If you skip calibration, your readings could drift by several decibels without you knowing. This is especially important if the meter has been stored for a while, exposed to temperature swings, or dropped.

Measuring Outdoor and Wind Noise

Wind is the biggest source of error for outdoor measurements. Moving air hitting a microphone creates turbulent pressure fluctuations that the meter interprets as sound. Research measuring wind noise at different speeds found levels of 84.9 dB at just 10 mph, climbing proportionally up to 120.3 dB at 60 mph. Even a light breeze can add enough noise to compromise a reading.

A foam windscreen (the round sponge cover that slips over the microphone) is essential for outdoor work. It breaks up the airflow before it reaches the diaphragm, reducing wind-induced noise by several decibels. Standard practice is to avoid measuring in sustained winds or precipitation altogether if the wind noise is within 10 dB of the source you’re trying to measure.

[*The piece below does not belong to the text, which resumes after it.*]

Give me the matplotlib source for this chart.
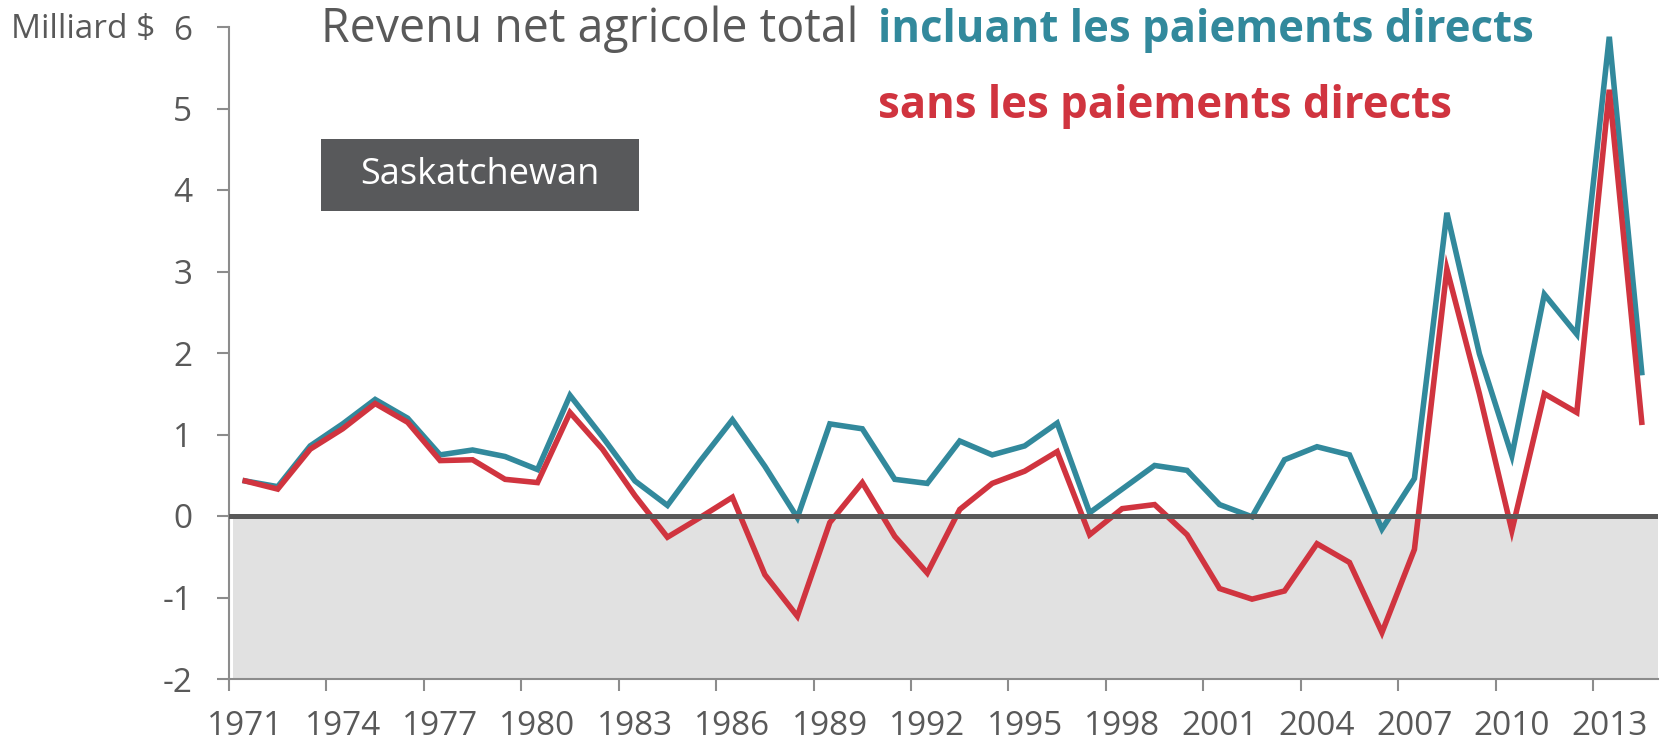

Measuring Sudden, Loud Sounds

Gunshots, fireworks, and heavy impacts produce impulsive noise that behaves differently from steady sound. These events can spike to 170 or 180 dB but last only milliseconds. Most standard sound level meters and dosimeters top out around 140 to 146 dB. When the actual peak exceeds a meter’s range, the reading gets clipped, and every metric the device calculates from that recording is compromised.

If you need to measure impulse noise accurately, you’ll need a high-end Type 1 sound level meter with a quarter-inch microphone rated for 160 dB or higher. Set the meter’s response time to “Peak” rather than “Slow” or “Fast,” and use C-weighting to capture the full force of the pressure wave.

Key Noise Limits to Know

Once you have a decibel reading, it helps to know what the numbers mean in context. NIOSH sets the recommended exposure limit for workplace noise at 85 dBA averaged over an 8-hour shift. For every 3 dB increase above that, the safe exposure time is cut in half. So 88 dBA is safe for 4 hours, 91 dBA for 2 hours, and so on.

For general environmental noise (not workplace), the EPA recommends a 24-hour average no higher than 70 dBA to prevent hearing loss over a lifetime, which translates to roughly 75 dBA over an 8-hour period. Both limits are based on the same body of scientific evidence and use the same 3 dB exchange rate. If your measurements consistently land above these thresholds, hearing protection or noise reduction measures are worth taking seriously.